Stock in semiconductor manufacturer ON Semiconductor Corp. (NASDAQ: ON) rose 13.8% in May, according to data from S&P Global Market Intelligence .
ON Semiconductor shares enjoyed a steady ascent throughout the month of May after the company released first-quarter 2018 results. While revenue decreased by 4% during the quarter to $1.38 billion, after allowing for a one-time accounting change tied to revenue recognition, the top line expanded by 7% on an adjusted basis.
ON improved gross margin by 2.6 percentage points over the prior-year quarter, to 37.6%. The company also exhibited a tight control over selling, general, and administrative expenses: Operating income increased by $2.6 million to $185.7 million versus the first quarter of 2017, despite the lower GAAP revenue.
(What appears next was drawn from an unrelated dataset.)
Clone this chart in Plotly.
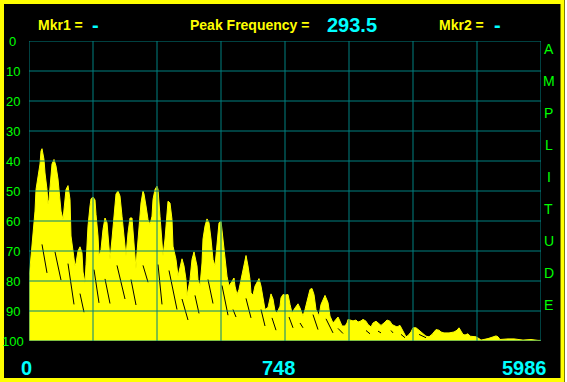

Shareholders were also likely enthused by a few significant trends pointed out by management during the company's earnings conference call. Specifically, CFO Bernard Gutmann described a favorable macroeconomic environment, noting that ON is seeing "strong demand from all geographies."
Gutmann also observed that ON is currently enjoying steeper long-term demand in core markets, particularly in the automotive market, and within industrial applications. CEO Keith Jackson singled out automotive image sensors, LEDs, and industrial power modules as examples of products experiencing sharpened demand.
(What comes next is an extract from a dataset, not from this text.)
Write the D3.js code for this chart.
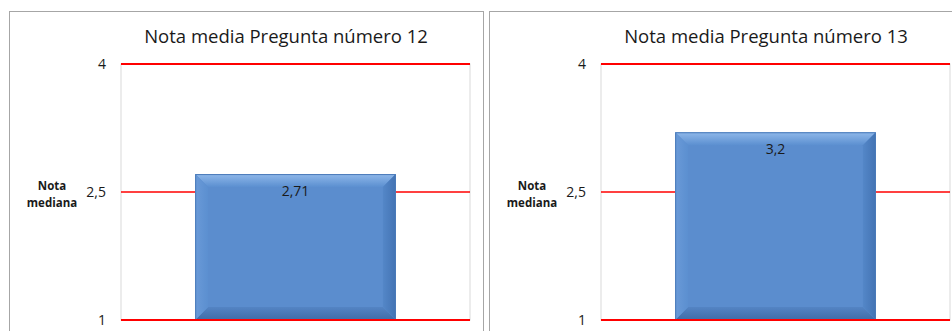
<!DOCTYPE html>
<html>
<head>
<meta charset="utf-8">
<script src="https://cdn.jsdelivr.net/npm/d3@7"></script>
<style>
  body { margin: 0; background: #fff; }
  svg { display: block; font-family: "Open Sans", "Noto Sans", sans-serif; }
</style>
</head>
<body>
<div id="container"></div>
<script>
// data
const titles = ["Nota media Pregunta número 12", "Nota media Pregunta número 13"];
const categories = ["Pregunta 12", "Pregunta 13"];
const values = [2.71, 3.2];
const valueLabels = ["2,71", "3,2"];
const tickValues = [1, 2.5, 4];
const tickLabels = ["1", "2,5", "4"];

const W = 952, H = 331;
const svg = d3.select("#container").append("svg")
    .attr("width", W)
    .attr("height", H);

// bevel gradients
const defs = svg.append("defs");
function lin(id, x1, y1, x2, y2, c1, c2) {
    const g = defs.append("linearGradient").attr("id", id)
        .attr("x1", x1).attr("y1", y1).attr("x2", x2).attr("y2", y2);
    g.append("stop").attr("offset", "0%").attr("stop-color", c1);
    g.append("stop").attr("offset", "100%").attr("stop-color", c2);
}
lin("bevTop", 0, 0, 0, 1, "#8fb8ea", "#5b8fd0");
lin("bevBot", 0, 0, 0, 1, "#5484c4", "#3f6ca8");
lin("bevLeft", 0, 0, 1, 0, "#6a9ad8", "#5b8fd0");
lin("bevRight", 0, 0, 1, 0, "#5487c8", "#4373b3");

const panelW = 480;
const plotLeft = 121, plotRight = 470;
const y = d3.scaleLinear().domain([1, 4]).range([320, 64]);
const bev = 13;

categories.forEach((cat, i) => {
    const g = svg.append("g").attr("transform", `translate(${i * panelW},0)`);

    // chart outer border
    g.append("rect")
        .attr("x", 9.5).attr("y", 11.5)
        .attr("width", 474).attr("height", 340)
        .attr("fill", "none")
        .attr("stroke", "#a6a6a6");

    // plot area
    g.append("rect")
        .attr("x", plotLeft).attr("y", y(4))
        .attr("width", plotRight - plotLeft).attr("height", y(1) - y(4))
        .attr("fill", "#fff")
        .attr("stroke", "#d9d9d9");

    // title
    g.append("text")
        .attr("x", 286).attr("y", 43)
        .attr("text-anchor", "middle")
        .attr("font-size", "18.5px")
        .attr("fill", "#1a1a1a")
        .text(titles[i]);

    // red gridlines
    g.selectAll("line.grid")
        .data(tickValues)
        .join("line")
        .attr("class", "grid")
        .attr("x1", plotLeft).attr("x2", plotRight)
        .attr("y1", d => y(d)).attr("y2", d => y(d))
        .attr("stroke", "#ff0000")
        .attr("stroke-width", d => d === 2.5 ? 1.3 : 1.8);

    // tick labels
    g.selectAll("text.tick")
        .data(tickValues)
        .join("text")
        .attr("class", "tick")
        .attr("x", 106)
        .attr("y", d => y(d) + 5)
        .attr("text-anchor", "end")
        .attr("font-size", "14px")
        .attr("fill", "#1a1a1a")
        .text((d, k) => tickLabels[k]);

    // axis title
    const at = g.append("text")
        .attr("x", 52)
        .attr("text-anchor", "middle")
        .attr("font-size", "11.5px")
        .attr("font-weight", "bold")
        .attr("fill", "#1a1a1a");
    at.append("tspan").attr("x", 52).attr("y", 190).text("Nota");
    at.append("tspan").attr("x", 52).attr("y", 207).text("mediana");

    // bar
    const x = d3.scaleBand()
        .domain([cat])
        .range([plotLeft, plotRight])
        .padding(0.27);
    const x0 = x(cat), x1 = x0 + x.bandwidth();
    const y0 = y(values[i]), y1 = y(1);

    const bar = g.append("g");
    bar.append("rect")
        .attr("x", x0).attr("y", y0)
        .attr("width", x1 - x0).attr("height", y1 - y0)
        .attr("fill", "#5b8dce");
    bar.append("polygon")
        .attr("points", [[x0, y0], [x1, y0], [x1 - bev, y0 + bev], [x0 + bev, y0 + bev]].join(" "))
        .attr("fill", "url(#bevTop)");
    bar.append("polygon")
        .attr("points", [[x0, y1], [x1, y1], [x1 - bev, y1 - bev], [x0 + bev, y1 - bev]].join(" "))
        .attr("fill", "url(#bevBot)");
    bar.append("polygon")
        .attr("points", [[x0, y0], [x0 + bev, y0 + bev], [x0 + bev, y1 - bev], [x0, y1]].join(" "))
        .attr("fill", "url(#bevLeft)");
    bar.append("polygon")
        .attr("points", [[x1, y0], [x1 - bev, y0 + bev], [x1 - bev, y1 - bev], [x1, y1]].join(" "))
        .attr("fill", "url(#bevRight)");
    bar.append("rect")
        .attr("x", x0 + 0.5).attr("y", y0 + 0.5)
        .attr("width", x1 - x0 - 1).attr("height", y1 - y0 - 1)
        .attr("fill", "none")
        .attr("stroke", "#4a7ab8")
        .attr("stroke-width", 1);

    // bottom line over the bar
    g.append("line")
        .attr("x1", plotLeft).attr("x2", plotRight)
        .attr("y1", y(1)).attr("y2", y(1))
        .attr("stroke", "#ff0000")
        .attr("stroke-width", 1.8);

    // value label
    g.append("text")
        .attr("x", (x0 + x1) / 2)
        .attr("y", y0 + 22)
        .attr("text-anchor", "middle")
        .attr("font-size", "14px")
        .attr("fill", "#1a1a1a")
        .text(valueLabels[i]);
});
</script>
</body>
</html>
To meet burgeoning demand, the company is increasing its manufacturing capacity, thus pushing up capital expenditures over the next two years. Still, Gutmann forecast that ON would generate $800 million in free cash flow during the current year, which the company intends to use to reduce its balance sheet leverage, and to repurchase shares -- always a shareholder-friendly action.
Looking ahead to next quarter, ON appears to expect strong, if not supercharged, results over the next three months. For the second quarter of 2018, the company anticipates revenue of between $1.405 billion and $1.455 billion. While the manufacturer doesn't provide guidance for net income or earnings per share, it expects gross margin to expand sequentially, to a range of 37% to 39%. In sum, operating performance should fall within the healthy framework of recent quarters.